In the short term, global emissions can be cut without the participation of countries like Kiribati (disappearing beneath the waves), Bangladesh (vulnerable to catastrophic flooding) or Sudan (home to what might be the first climate conflict). But it’s these least resilient parts of the globe, that are most threatened by the thermometer’s rise. A breakdown in talks would fall heaviest on those that participated in the walkout.

As a result, poor countries are finding it difficult to make their voices heard. Last week, America’s chief climate negotiator Todd Stern dismissed “the sense of guilt or culpability or reparations,” and reiterated that the U.S. would not join the Kyoto Protocol — a treaty the U.S Senate rejected on the grounds that it did not require emission cuts from the developing world.

Drafts of a possible agreement suggest transfers of $10 billion a year to help developing countries deal with the impacts of warming — far short of the up to $100 billion poor countries and the World Bank say is needed.

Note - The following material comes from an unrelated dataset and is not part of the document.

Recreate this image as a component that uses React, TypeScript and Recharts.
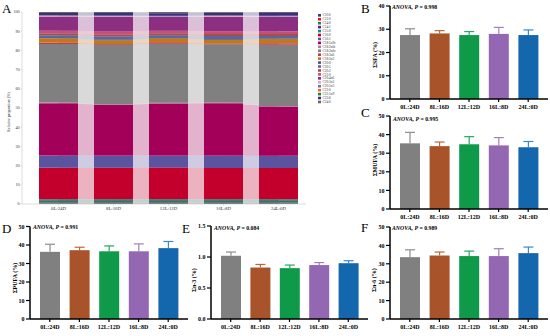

More importantly, emission reductions are still far short of the levels needed to avert catastrophic climate change. While the European Union is said to be considering emissions of cuts by 2020 of 30 percent from 1990 levels, the United States is offering less than 5 percent, and negotiators have made clear that they don’t think they can get more past the Senate.

If the talks are to succeed in stopping the mercury’s climb, it won’t be because the world’s poorest threatened to walk. It will be because another set of countries decided to participate: the rapidly growing parts of the developing world that are projected to soon produce the bulk of the world’s greenhouse gas.

Industrialized countries would like to see populous giants like China and India agree to limit the growth of their emissions. That makes those countries uniquely in a position to extract the concessions needed from reluctant rich-world countries. In a negotiation where pollution means power, their future emissions have given them a seat at a table.